In this episode, we will try to improve the performance of the kernel with atomic updates using three optimizations:

Privatization: In the case of a small histogram, atomic update collisions are frequent. Make multiple copies of the histogram and aggregate them at the end. It is not feasible to have a copy for every thread, but we can make a fixed number of copies and assign threads (or thread blocks) to these copies in a round-robin manner. Note that there is a prepared application argument called --privCopies that you can use to set the number of copies.
Shared Memory Caching: Using shared memory is another specialized case of privatization. If the histogram fits in shared memory, we can aggregate updates from one thread block here and merge the local copy of the histogram with the global copy at the end. In the case of small-enough histograms, it may be beneficial to create even multiple copies inside shared memory (ideally, one copy per memory bank).

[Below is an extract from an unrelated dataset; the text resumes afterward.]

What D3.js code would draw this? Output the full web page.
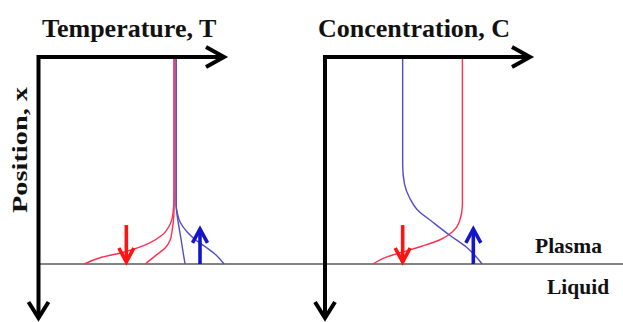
<!DOCTYPE html>
<html>
<head>
<meta charset="utf-8">
<script src="https://cdn.jsdelivr.net/npm/d3@7"></script>
<style>
  html, body { margin: 0; padding: 0; background: #fff; }
  svg { display: block; }
  text { font-family: "Liberation Serif", "Times New Roman", serif; font-weight: bold; fill: #111; }
</style>
</head>
<body>
<svg id="chart" width="623" height="322"></svg>
<script>
// Panel titles and labels
const panelTitles = ["Temperature, T", "Concentration, C"];
const positionLabel = "Position, x";
const phaseLabels = ["Plasma", "Liquid"];

// Profiles as [value, position]; value in arbitrary units 0–100,
// position 0 at the top axis, 100 at the plasma/liquid interface.
const tempRedOuter = [[72.7, 0], [72.7, 66.7], [72.2, 74.9], [70.6, 80.7], [66.3, 86.0],
                      [59.4, 89.9], [46.0, 94.2], [32.6, 97.1], [24.6, 100]];
const tempRedInner = [[72.7, 0], [72.7, 71.5], [72.5, 77.3], [71.7, 83.6], [70.6, 88.4],
                      [67.9, 92.3], [63.1, 95.7], [57.2, 100]];
const tempBlueSteep = [[73.8, 0], [73.8, 71.5], [74.3, 76.3], [75.4, 82.6], [76.5, 88.4],
                       [77.5, 94.2], [78.6, 100]];
const tempBlueShallow = [[73.8, 0], [73.8, 71.5], [74.3, 74.9], [75.9, 79.7], [79.7, 84.5],
                         [85.0, 88.9], [90.4, 92.3], [95.2, 95.7], [99.5, 100]];

const concBlue = [[37.7, 0], [37.7, 52.2], [38.6, 61.4], [41.1, 68.1], [44.9, 73.9],
                  [52.2, 79.7], [60.4, 86.0], [68.6, 91.8], [76.3, 100]];
const concRed = [[66.7, 0], [66.7, 71.5], [65.2, 79.7], [61.8, 84.5], [55.6, 88.4],
                 [47.3, 91.3], [37.7, 94.2], [30.0, 96.6], [23.2, 100]];

// Flux arrows: value position, start and end positions
const tempArrows = [
  { at: 47.1, from: 81.2, to: 100, kind: "down" },
  { at: 86.6, from: 100, to: 82.1, kind: "up" }
];
const concArrows = [
  { at: 37.7, from: 81.2, to: 100, kind: "down" },
  { at: 72.0, from: 100, to: 82.1, kind: "up" }
];

const svg = d3.select("#chart");
const W = 623;

const y = d3.scaleLinear().domain([0, 100]).range([57, 264]);
const yAxisEnd = 319;

const panels = [
  { title: panelTitles[0], x: d3.scaleLinear().domain([0, 100]).range([38.5, 225]), titleX: 42,
    reds: [tempRedOuter, tempRedInner], blues: [tempBlueSteep, tempBlueShallow], arrows: tempArrows },
  { title: panelTitles[1], x: d3.scaleLinear().domain([0, 100]).range([325, 531]), titleX: 318,
    reds: [concRed], blues: [concBlue], arrows: concArrows }
];

const colors = {
  redLine: "#ff2f52",
  blueLine: "#4f4fc4",
  redArrow: "#ff1212",
  blueArrow: "#1414c8",
  interface: "#5a5a5a"
};

// Plasma / liquid interface
svg.append("line")
  .attr("x1", panels[0].x.range()[0]).attr("x2", W)
  .attr("y1", y(100)).attr("y2", y(100))
  .attr("stroke", colors.interface).attr("stroke-width", 1.6);

panels.forEach(p => {
  const g = svg.append("g");
  const x0 = p.x.range()[0], x1 = p.x.range()[1];
  const y0 = y.range()[0];

  const line = d3.line()
    .x(d => p.x(d[0]))
    .y(d => y(d[1]))
    .curve(d3.curveMonotoneY);

  p.reds.forEach(d => g.append("path").attr("d", line(d))
    .attr("fill", "none").attr("stroke", colors.redLine).attr("stroke-width", 1.4));
  p.blues.forEach(d => g.append("path").attr("d", line(d))
    .attr("fill", "none").attr("stroke", colors.blueLine).attr("stroke-width", 1.4));

  // Flux arrows
  p.arrows.forEach(a => {
    const ax = p.x(a.at), ya = y(a.from), yb = y(a.to);
    const dir = a.kind === "down" ? 1 : -1;
    const col = a.kind === "down" ? colors.redArrow : colors.blueArrow;
    const tip = yb - dir * 2;
    g.append("line").attr("x1", ax).attr("x2", ax).attr("y1", ya).attr("y2", tip)
      .attr("stroke", col).attr("stroke-width", 3.6);
    g.append("path")
      .attr("d", `M${ax - 7.5},${tip - dir * 14} L${ax},${tip} L${ax + 7.5},${tip - dir * 14}`)
      .attr("fill", "none").attr("stroke", col).attr("stroke-width", 3.6)
      .attr("stroke-linejoin", "miter").attr("stroke-linecap", "butt");
  });

  // Axes with open arrowheads
  const ax = g.append("g").attr("fill", "none").attr("stroke", "#000")
    .attr("stroke-width", 4).attr("stroke-linecap", "butt").attr("stroke-linejoin", "miter");
  ax.append("path").attr("d", `M${x0},${yAxisEnd - 2} V${y0} H${x1 - 2}`);
  ax.append("path").attr("d", `M${x1 - 19},${y0 - 10} L${x1 - 1},${y0} L${x1 - 19},${y0 + 10}`);
  ax.append("path").attr("d", `M${x0 - 10},${yAxisEnd - 17} L${x0},${yAxisEnd - 1} L${x0 + 10},${yAxisEnd - 17}`);

  g.append("text").attr("x", p.titleX).attr("y", 37)
    .attr("font-size", 26).text(p.title);
});

// Position axis label (rotated)
svg.append("text")
  .attr("transform", "translate(27,213) rotate(-90)")
  .attr("font-size", 22)
  .attr("textLength", 126).attr("lengthAdjust", "spacingAndGlyphs")
  .text(positionLabel);

// Phase labels
svg.append("text").attr("x", 535).attr("y", 253).attr("font-size", 21.5).text(phaseLabels[0]);
svg.append("text").attr("x", 547).attr("y", 294).attr("font-size", 21.5).text(phaseLabels[1]);
</script>
</body>
</html>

Work Aggregation: To fully utilize shared memory, it is better to aggregate as many updates as possible. That is, one CUDA thread should process more than one input element. Make this amount (of processed items per thread) a tunable parameter and try to find the right value empirically. Note that there is a prepared application argument called --itemsPerThread that you can use to set this parameter.

Experiment! Implement all approaches (or their combinations) and empirically determine which approaches are better and when (i.e., test them for different inputs and different histogram sizes).